During the four days launching meeting in Nairobi, more than twenty delegates from all over Africa, including the Project Team Leader Prof. Ameenah Gurib Fakim, discussed working drafts of seven standards on African traditional medicine, which were produced by the project and submitted for consultation to ARSO member states prior to the workshop.

The Mauritius meeting was also graced by the Acting Director of Mauritius Bureau of Standards, Mrs. Mrs R Nanhuck, ARSO Secretary General, Dr. Hermogene Nsengimana and Valentin Gerold of BKP Development Research & Consulting GmbH Jutastr, Germany. 

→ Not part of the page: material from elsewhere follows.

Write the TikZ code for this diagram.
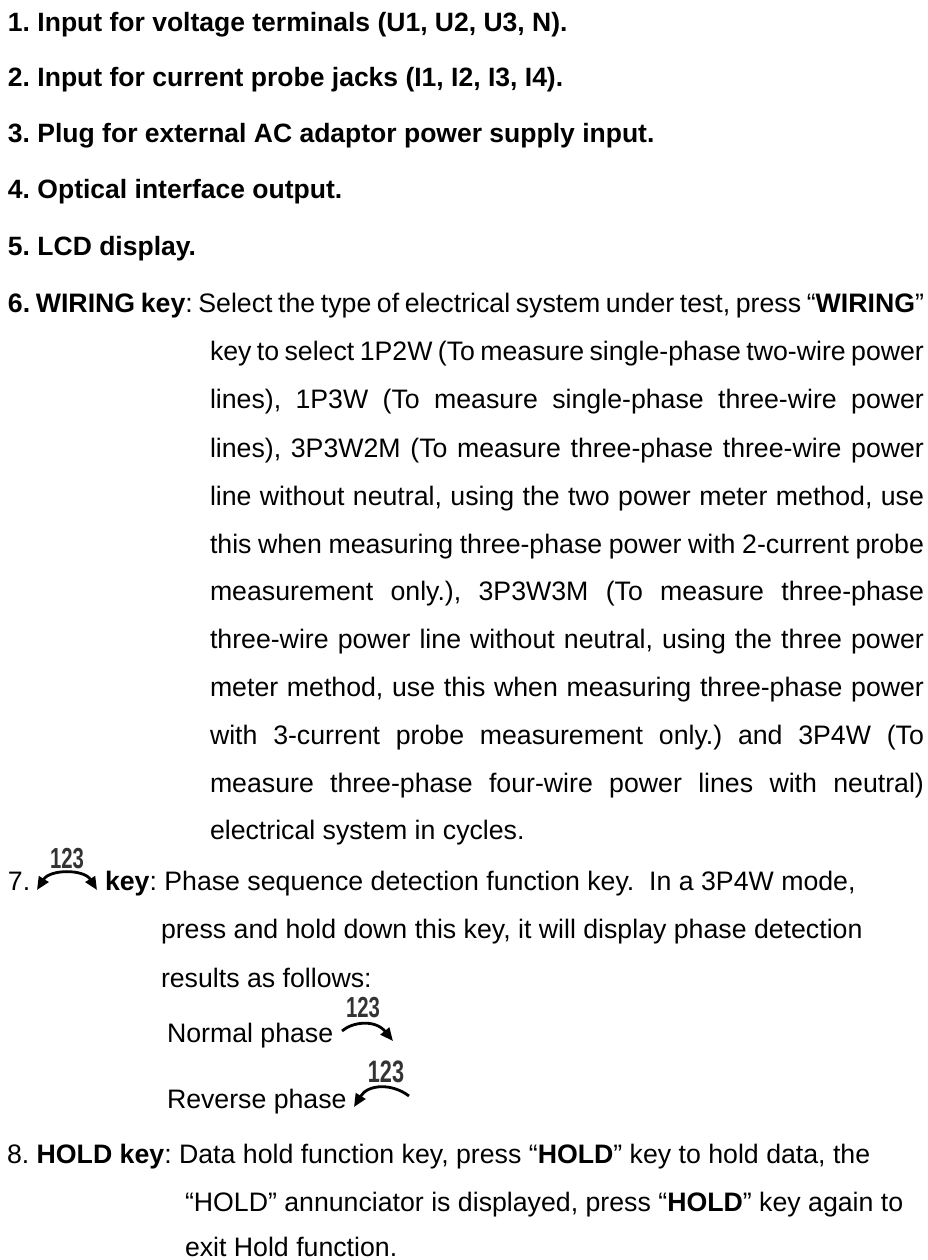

During the Mauritius Meeting, the Experts also had the opportunity to discuss the ARSO Policy documents on General Technical Regulations Framework for African Countries, General National Quality Policy for African Countries and Criteria for Classification and Identification of NTBs.  It is noted that Good Regulatory Practice can contribute to the improved and effective implementation of the substantive obligations under the TBT Agreement.  Effective implementation through best practices is seen as an important means of avoiding unnecessary obstacles to trade.  Institutionalizing the various mechanisms, processes and procedures of Good Regulatory Practice through laws, regulations and guidance, as well as through the creation and designation of institutions within Member governments to oversee regulatory processes, is seen as a means of giving effect to Good Regulatory Practice.

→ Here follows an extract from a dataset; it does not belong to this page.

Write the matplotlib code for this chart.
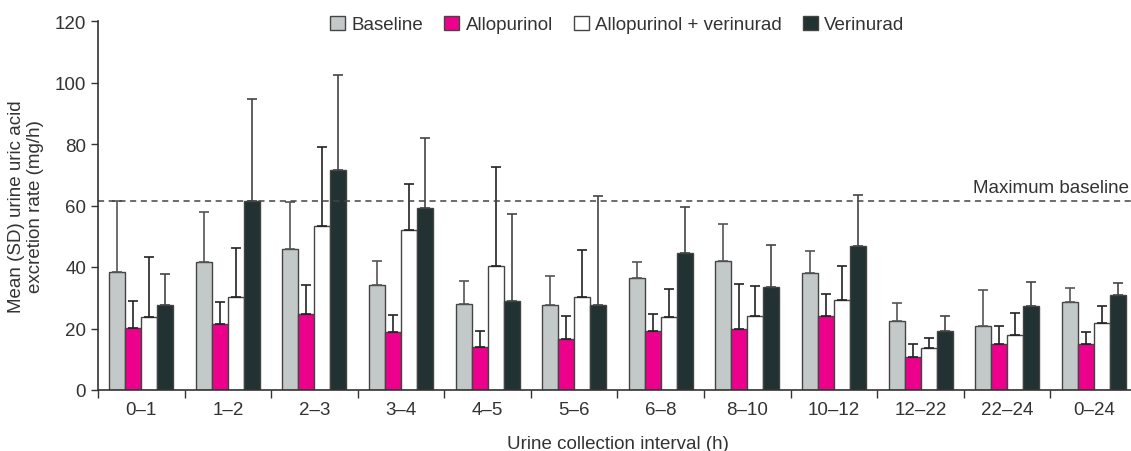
import matplotlib
matplotlib.use("Agg")
import matplotlib.pyplot as plt
import numpy as np

intervals = ["0–1", "1–2", "2–3", "3–4", "4–5", "5–6", "6–8", "8–10",
             "10–12", "12–22", "22–24", "0–24"]

baseline = [38.4, 41.5, 45.8, 34.2, 28.0, 27.8, 36.3, 42.1, 38.0, 22.3, 20.7, 28.5]
baseline_sd = [23.2, 16.5, 15.4, 7.8, 7.3, 9.2, 5.3, 11.9, 7.3, 5.9, 11.9, 4.7]

allopurinol = [20.3, 21.4, 24.6, 19.0, 14.1, 16.5, 19.3, 19.8, 24.0, 10.7, 15.1, 15.1]
allopurinol_sd = [8.5, 7.1, 9.7, 5.3, 5.1, 7.6, 5.4, 14.7, 7.3, 4.1, 5.6, 3.7]

combo = [23.9, 30.2, 53.4, 52.1, 40.2, 30.2, 23.8, 24.2, 29.3, 13.5, 17.8, 21.8]
combo_sd = [19.5, 16.0, 25.7, 14.8, 32.3, 15.4, 9.1, 9.5, 11.1, 3.5, 7.1, 5.4]

verinurad = [27.8, 61.5, 71.7, 59.1, 29.0, 27.6, 44.6, 33.5, 46.8, 19.2, 27.2, 30.8]
verinurad_sd = [9.8, 33.2, 30.9, 22.7, 28.3, 35.6, 15.0, 13.6, 16.5, 4.8, 8.0, 4.1]

max_baseline = 61.6

series = [
    ("Baseline", baseline, baseline_sd, "#c3c8c8", "#555555"),
    ("Allopurinol", allopurinol, allopurinol_sd, "#ec008c", "#222222"),
    ("Allopurinol + verinurad", combo, combo_sd, "#ffffff", "#222222"),
    ("Verinurad", verinurad, verinurad_sd, "#223131", "#444444"),
]

text_col = "#333333"
fs = 13.5
plt.rcParams["font.family"] = ["Liberation Sans", "DejaVu Sans"]

fig = plt.figure(figsize=(11.31, 4.52), dpi=100)
ax = fig.add_axes([98 / 1131, 61 / 452, 1039 / 1131, 369 / 452])

x = np.arange(len(intervals))
w = 0.185
for i, (name, vals, sd, col, ecol) in enumerate(series):
    ax.bar(x + (i - 1.5) * w, vals, width=w, color=col, edgecolor="#444444",
           linewidth=1.0, label=name,
           yerr=[np.zeros(len(sd)), sd],
           error_kw=dict(ecolor=ecol, elinewidth=1.2, capsize=3.5, capthick=1.2))

ax.axhline(max_baseline, color="#444444", linestyle=(0, (4, 3)), linewidth=1.1)
ax.text(1129 / 1131, max_baseline + 1.5, "Maximum baseline", ha="right", va="bottom",
        fontsize=fs, color=text_col,
        transform=matplotlib.transforms.blended_transform_factory(fig.transFigure, ax.transData))

ax.set_xlim(-0.5, 11.5)
ax.set_ylim(0, 120)
ax.set_yticks(range(0, 121, 20))
ax.set_xticks(x)
ax.set_xticklabels(intervals)
ax.set_xticks(np.arange(-0.5, 11.5, 1), minor=True)
ax.tick_params(axis="x", which="major", length=0, labelsize=fs, colors=text_col, pad=8)
ax.tick_params(axis="x", which="minor", length=6, width=1, color="#333333", direction="out")
ax.tick_params(axis="y", length=5, width=1, labelsize=fs, colors=text_col, color="#333333")

for s in ["top", "right"]:
    ax.spines[s].set_visible(False)
for s in ["left", "bottom"]:
    ax.spines[s].set_color("#333333")
    ax.spines[s].set_linewidth(1.2)

ax.set_ylabel("Mean (SD) urine uric acid\nexcretion rate (mg/h)", fontsize=fs,
              color=text_col, labelpad=8, linespacing=1.1)
ax.set_xlabel("Urine collection interval (h)", fontsize=fs, color=text_col, labelpad=12)

ax.legend(loc="upper center", bbox_to_anchor=(0.5, 1.06), ncol=4, frameon=False,
          fontsize=fs, handlelength=0.8, handleheight=0.8, handletextpad=0.35,
          columnspacing=1.1, labelcolor=text_col)

fig.savefig("out.png", dpi=100)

The standards (FD ARS 950-2014, African Traditional Medicine — Glossary, FD ARS 951-2014, African Traditional Medicine — GMP for herbal medicines, FD -ARS 952-2014, African Traditional Medicine — Guidelines on good agricultural and collection practices for medicinal plants, FD -ARS 953-2014, Traditional African Medicine — Certification scheme for medicinal plant produce, FD -ARS 954-2014, Minimum requirements of registration of herbal medicines

(vi) FD -ARS 955-2014, Technical guidelines for safety, efficacy and quality of raw materials and herbal medicines) being developed by ARSO with the support of the TBT Programme will ensure that these standards are acceptable to ARSO member countries and eventually across the continent. There is a greater emphasis on the use of Good Regulatory Practice (GRP) and the WTO TBT Agreement Code of Good Practice for the Preparation, Adoption and Application of Standards, which outlines for the general principles for development and application of voluntary standards. The Development of the ATM Standards stresses the importance of ensuring the effective application of the Code of Good Practice following the full application of the six principles set out.

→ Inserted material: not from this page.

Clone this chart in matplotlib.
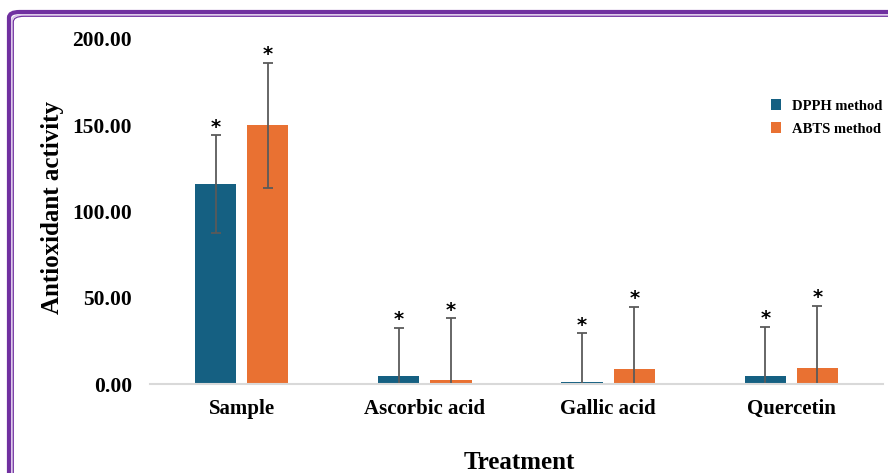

The Mauritius meeting also provided the opportunity for training the Experts on the WTO TBT/SPS Issues. The WTO Agreement on Technical Barriers to Trade (TBT) sometimes referred to as the Standards Code 1979 aims to reduce impediments to trade resulting from differences between national regulations, standards, and conformity assessment procedures. It obliges Members to ensure that technical regulations, voluntary standards, and conformity assessment procedures do not create unnecessary obstacles to trade, and it is one of the least understood Agreements amongst many trade players in Africa. The TBT Agreement applies in principle to all products, both agricultural and industrial, while the scope of the SPS Agreement is more limited, as it covers only products related to issues of human and animal health.

The results of the deliberations in Nairobi and Mauritius meetings, supported by the ACP-EU-TBT Programme are now being considered as Final Draft Standards to be recommended for adoption in accordance with the African Standards Harmonisation Model (ASHAM), Good Regulatory Practice and Code of Good Practice.